Task statement: From the line with "Rebuild this chart" to the line with "79.5, 75.4, 68.3];", both included, repeat each line exactly and leave out the pictures.

* Begin *

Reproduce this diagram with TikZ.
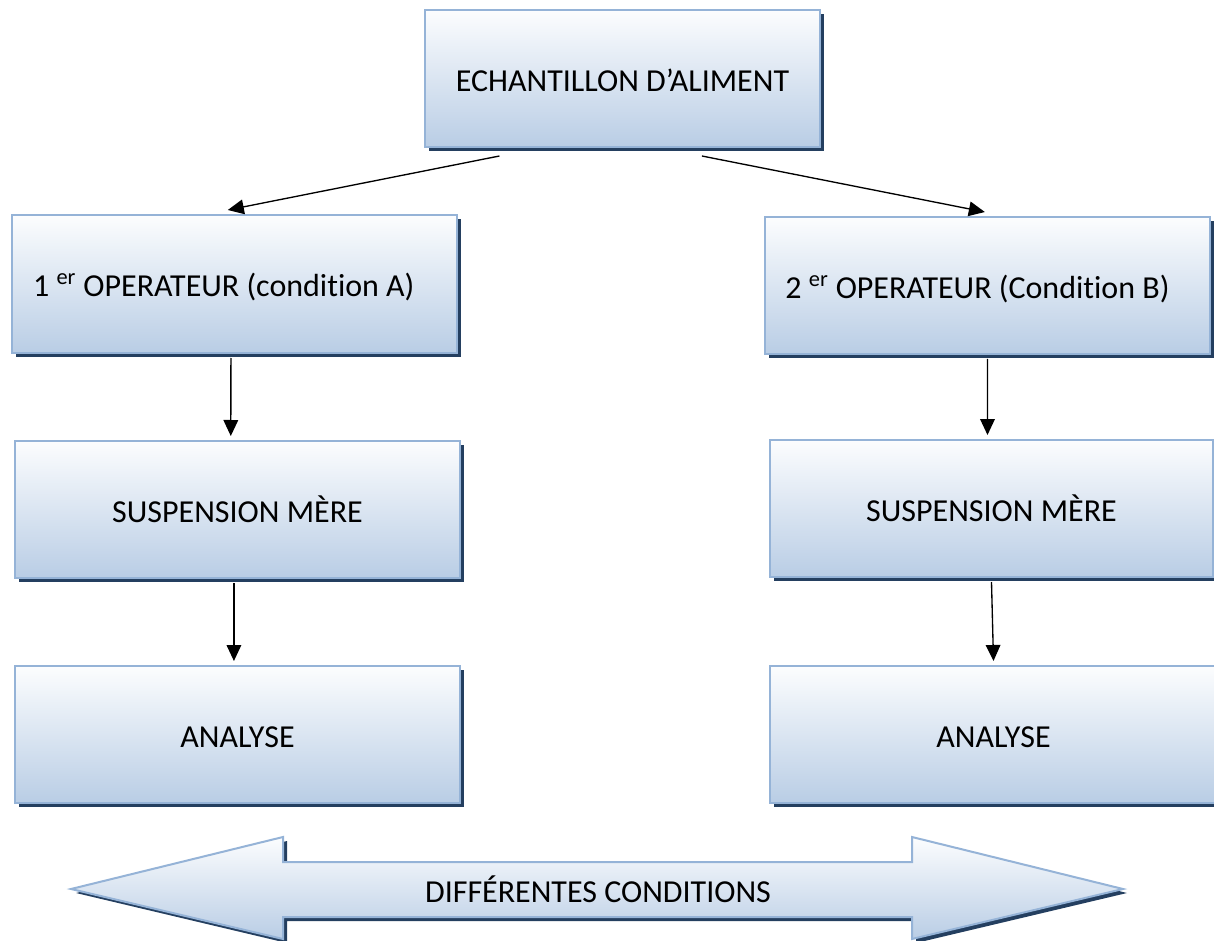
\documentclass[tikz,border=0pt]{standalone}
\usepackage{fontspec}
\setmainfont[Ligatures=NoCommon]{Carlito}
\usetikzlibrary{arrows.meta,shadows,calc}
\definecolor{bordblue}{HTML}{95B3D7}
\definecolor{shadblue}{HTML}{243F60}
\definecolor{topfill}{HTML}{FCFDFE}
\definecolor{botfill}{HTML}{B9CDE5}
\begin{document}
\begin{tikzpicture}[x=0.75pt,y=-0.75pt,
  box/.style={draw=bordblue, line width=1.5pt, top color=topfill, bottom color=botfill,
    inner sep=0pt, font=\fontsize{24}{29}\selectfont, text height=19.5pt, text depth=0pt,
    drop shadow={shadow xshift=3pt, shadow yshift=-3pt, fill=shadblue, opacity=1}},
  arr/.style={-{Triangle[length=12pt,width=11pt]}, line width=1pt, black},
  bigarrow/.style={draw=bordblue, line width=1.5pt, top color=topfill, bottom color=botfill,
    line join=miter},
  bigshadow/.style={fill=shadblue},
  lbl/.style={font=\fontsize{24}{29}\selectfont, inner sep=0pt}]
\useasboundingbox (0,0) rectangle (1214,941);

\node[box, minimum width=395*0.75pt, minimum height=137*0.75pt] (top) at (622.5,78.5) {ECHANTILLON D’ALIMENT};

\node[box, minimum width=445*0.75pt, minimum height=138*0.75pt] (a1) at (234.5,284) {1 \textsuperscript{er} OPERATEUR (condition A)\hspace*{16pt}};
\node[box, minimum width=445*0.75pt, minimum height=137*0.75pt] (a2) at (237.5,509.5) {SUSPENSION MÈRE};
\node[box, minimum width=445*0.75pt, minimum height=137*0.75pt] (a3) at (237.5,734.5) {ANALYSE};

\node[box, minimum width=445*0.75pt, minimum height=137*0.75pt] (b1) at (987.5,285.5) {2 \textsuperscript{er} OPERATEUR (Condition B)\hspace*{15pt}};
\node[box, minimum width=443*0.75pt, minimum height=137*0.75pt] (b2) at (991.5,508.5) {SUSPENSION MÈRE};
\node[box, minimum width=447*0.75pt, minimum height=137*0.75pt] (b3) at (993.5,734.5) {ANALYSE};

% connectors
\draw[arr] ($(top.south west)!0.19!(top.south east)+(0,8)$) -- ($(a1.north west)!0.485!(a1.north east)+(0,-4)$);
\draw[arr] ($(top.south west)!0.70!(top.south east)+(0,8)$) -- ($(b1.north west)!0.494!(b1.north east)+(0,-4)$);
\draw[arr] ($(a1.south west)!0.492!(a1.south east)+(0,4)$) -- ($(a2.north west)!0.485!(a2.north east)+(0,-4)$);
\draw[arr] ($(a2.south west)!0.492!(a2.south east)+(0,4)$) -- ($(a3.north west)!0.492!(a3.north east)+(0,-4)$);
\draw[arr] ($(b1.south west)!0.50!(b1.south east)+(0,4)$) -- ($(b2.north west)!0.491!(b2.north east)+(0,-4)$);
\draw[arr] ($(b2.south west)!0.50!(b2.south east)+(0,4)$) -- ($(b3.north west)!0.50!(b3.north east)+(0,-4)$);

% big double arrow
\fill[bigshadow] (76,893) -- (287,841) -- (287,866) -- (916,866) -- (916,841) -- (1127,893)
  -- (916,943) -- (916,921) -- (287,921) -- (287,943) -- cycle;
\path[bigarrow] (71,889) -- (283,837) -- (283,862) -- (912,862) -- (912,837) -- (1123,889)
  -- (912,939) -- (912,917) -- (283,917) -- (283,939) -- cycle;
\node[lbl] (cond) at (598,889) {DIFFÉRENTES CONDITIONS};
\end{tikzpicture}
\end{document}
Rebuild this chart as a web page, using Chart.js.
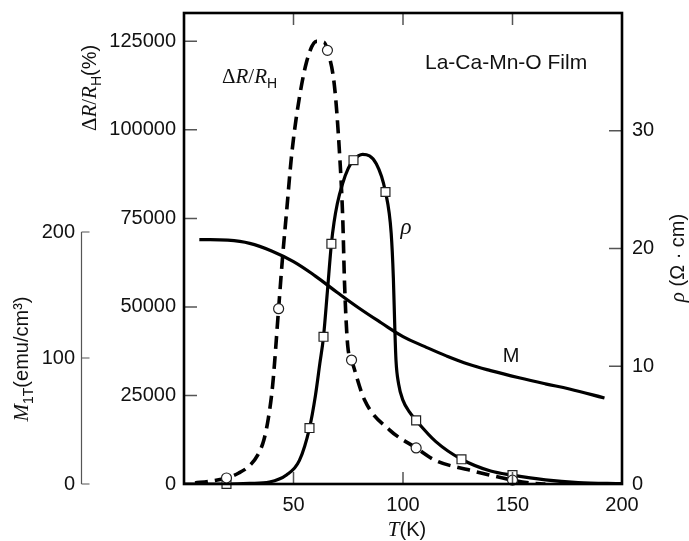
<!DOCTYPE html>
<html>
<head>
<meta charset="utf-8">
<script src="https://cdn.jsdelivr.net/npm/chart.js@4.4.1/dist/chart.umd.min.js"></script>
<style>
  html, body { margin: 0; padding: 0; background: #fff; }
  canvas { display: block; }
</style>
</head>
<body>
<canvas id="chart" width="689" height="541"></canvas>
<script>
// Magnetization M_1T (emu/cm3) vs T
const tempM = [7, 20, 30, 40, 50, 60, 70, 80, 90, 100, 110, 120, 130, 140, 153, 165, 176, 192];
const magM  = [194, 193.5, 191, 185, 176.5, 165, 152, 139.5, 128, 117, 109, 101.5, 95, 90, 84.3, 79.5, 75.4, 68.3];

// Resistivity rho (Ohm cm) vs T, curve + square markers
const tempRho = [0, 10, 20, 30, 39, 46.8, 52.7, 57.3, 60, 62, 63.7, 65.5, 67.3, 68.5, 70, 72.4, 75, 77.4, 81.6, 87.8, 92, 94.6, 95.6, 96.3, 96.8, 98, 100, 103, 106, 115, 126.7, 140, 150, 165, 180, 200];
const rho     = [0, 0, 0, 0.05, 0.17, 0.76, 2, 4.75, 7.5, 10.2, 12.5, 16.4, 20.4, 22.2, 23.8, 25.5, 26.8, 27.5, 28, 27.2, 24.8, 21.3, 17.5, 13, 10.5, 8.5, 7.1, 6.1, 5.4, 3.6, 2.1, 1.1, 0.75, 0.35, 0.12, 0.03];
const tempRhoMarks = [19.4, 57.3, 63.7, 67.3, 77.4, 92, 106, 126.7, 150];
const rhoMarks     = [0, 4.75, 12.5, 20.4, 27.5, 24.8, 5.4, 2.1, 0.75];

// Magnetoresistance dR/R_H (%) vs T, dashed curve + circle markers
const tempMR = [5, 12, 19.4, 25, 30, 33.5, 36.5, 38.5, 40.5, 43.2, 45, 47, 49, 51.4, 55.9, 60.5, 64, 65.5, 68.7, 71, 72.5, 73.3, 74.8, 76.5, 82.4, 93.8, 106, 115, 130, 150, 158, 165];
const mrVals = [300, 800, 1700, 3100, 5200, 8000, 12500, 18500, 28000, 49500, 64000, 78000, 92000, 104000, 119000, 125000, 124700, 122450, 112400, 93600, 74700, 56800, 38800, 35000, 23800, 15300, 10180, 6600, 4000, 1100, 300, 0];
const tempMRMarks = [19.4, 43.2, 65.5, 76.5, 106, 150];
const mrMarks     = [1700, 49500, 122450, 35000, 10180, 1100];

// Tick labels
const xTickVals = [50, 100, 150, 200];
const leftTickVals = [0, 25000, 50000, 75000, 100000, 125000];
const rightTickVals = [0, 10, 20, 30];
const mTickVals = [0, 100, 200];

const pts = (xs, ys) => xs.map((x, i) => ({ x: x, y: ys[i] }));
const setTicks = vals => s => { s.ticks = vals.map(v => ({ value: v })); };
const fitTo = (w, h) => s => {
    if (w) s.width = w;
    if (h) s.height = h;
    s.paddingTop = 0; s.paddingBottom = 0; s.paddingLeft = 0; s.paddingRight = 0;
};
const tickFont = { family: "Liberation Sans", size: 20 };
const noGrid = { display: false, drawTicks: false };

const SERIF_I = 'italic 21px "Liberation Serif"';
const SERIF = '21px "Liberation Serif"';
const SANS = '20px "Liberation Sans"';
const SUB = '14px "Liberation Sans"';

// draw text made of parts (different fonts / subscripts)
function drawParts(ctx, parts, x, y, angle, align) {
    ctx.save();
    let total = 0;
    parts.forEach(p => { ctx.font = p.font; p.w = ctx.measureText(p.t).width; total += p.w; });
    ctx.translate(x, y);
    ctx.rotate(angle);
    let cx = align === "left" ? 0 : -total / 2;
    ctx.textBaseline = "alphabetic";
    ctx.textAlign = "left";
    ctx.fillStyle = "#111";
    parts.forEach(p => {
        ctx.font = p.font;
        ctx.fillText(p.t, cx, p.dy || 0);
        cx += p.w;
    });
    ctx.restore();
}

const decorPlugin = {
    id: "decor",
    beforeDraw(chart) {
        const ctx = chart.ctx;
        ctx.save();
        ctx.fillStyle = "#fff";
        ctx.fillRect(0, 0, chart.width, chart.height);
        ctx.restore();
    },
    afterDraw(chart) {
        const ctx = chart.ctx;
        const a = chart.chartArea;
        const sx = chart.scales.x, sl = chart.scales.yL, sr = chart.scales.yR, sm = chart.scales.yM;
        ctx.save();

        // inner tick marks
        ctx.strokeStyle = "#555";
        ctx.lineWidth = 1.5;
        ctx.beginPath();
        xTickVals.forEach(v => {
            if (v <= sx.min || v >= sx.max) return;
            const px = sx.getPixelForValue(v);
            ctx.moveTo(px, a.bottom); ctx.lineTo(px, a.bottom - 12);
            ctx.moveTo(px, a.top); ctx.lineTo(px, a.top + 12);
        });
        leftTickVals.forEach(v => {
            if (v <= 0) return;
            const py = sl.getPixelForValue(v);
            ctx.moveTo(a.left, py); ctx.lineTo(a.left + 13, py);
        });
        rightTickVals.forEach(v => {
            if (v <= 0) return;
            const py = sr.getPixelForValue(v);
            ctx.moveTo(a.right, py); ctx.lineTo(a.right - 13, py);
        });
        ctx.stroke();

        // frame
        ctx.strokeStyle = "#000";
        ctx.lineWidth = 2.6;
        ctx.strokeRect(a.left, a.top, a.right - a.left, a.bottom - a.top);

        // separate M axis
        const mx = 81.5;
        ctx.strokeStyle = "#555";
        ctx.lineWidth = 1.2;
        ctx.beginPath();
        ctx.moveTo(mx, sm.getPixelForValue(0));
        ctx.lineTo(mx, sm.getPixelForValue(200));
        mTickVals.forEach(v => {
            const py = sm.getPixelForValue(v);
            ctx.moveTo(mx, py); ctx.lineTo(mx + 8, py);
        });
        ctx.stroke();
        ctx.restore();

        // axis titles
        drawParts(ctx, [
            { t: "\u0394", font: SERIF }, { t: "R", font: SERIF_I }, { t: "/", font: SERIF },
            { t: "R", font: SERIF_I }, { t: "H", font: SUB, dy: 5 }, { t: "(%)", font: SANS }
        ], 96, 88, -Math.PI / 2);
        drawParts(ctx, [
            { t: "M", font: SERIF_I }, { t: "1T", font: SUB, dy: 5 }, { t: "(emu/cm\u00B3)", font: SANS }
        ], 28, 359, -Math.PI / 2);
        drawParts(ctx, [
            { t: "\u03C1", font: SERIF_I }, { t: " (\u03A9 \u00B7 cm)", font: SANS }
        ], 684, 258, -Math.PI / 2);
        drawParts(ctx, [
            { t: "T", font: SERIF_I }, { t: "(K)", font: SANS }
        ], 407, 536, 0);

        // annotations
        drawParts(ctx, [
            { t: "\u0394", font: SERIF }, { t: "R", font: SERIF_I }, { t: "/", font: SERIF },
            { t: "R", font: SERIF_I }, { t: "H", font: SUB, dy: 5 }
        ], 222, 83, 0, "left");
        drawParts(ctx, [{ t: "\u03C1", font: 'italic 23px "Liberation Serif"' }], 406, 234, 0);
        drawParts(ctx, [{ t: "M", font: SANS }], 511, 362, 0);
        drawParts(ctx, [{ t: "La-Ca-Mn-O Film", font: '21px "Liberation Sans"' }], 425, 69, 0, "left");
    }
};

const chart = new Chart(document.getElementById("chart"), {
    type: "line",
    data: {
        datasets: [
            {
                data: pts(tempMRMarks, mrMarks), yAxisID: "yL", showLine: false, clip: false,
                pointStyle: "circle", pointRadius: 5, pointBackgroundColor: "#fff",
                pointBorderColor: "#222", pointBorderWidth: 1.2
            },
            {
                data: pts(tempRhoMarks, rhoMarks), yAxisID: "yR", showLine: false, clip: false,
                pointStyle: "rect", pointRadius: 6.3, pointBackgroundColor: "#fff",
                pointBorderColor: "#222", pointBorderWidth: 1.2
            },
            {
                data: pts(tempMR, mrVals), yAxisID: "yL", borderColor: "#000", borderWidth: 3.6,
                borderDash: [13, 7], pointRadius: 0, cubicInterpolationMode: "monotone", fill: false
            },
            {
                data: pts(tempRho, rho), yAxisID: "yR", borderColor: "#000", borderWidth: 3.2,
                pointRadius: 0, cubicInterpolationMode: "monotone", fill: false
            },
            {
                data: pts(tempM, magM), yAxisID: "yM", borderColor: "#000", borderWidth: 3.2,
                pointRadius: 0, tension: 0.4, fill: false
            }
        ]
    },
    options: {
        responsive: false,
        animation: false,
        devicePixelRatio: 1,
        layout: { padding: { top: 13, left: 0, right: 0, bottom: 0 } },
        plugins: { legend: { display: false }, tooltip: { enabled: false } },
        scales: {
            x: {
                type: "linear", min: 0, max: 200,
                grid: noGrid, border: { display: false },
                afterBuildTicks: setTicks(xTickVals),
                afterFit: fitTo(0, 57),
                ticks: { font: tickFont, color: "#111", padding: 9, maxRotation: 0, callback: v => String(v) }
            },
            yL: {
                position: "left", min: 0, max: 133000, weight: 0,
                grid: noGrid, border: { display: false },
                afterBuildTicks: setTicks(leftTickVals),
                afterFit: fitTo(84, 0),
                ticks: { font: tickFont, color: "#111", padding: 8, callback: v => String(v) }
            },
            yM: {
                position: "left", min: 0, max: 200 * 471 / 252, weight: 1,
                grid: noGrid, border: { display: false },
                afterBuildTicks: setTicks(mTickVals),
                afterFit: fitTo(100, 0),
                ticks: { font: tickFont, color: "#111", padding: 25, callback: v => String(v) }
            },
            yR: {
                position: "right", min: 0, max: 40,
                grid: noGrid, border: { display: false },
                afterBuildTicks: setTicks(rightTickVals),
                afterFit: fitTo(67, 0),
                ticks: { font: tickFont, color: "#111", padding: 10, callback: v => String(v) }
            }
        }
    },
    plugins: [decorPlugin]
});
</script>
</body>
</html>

* End *

Response for this exercise:
Rebuild this chart as a web page, using Chart.js.
<!DOCTYPE html>
<html>
<head>
<meta charset="utf-8">
<script src="https://cdn.jsdelivr.net/npm/chart.js@4.4.1/dist/chart.umd.min.js"></script>
<style>
  html, body { margin: 0; padding: 0; background: #fff; }
  canvas { display: block; }
</style>
</head>
<body>
<canvas id="chart" width="689" height="541"></canvas>
<script>
// Magnetization M_1T (emu/cm3) vs T
const tempM = [7, 20, 30, 40, 50, 60, 70, 80, 90, 100, 110, 120, 130, 140, 153, 165, 176, 192];
const magM  = [194, 193.5, 191, 185, 176.5, 165, 152, 139.5, 128, 117, 109, 101.5, 95, 90, 84.3, 79.5, 75.4, 68.3];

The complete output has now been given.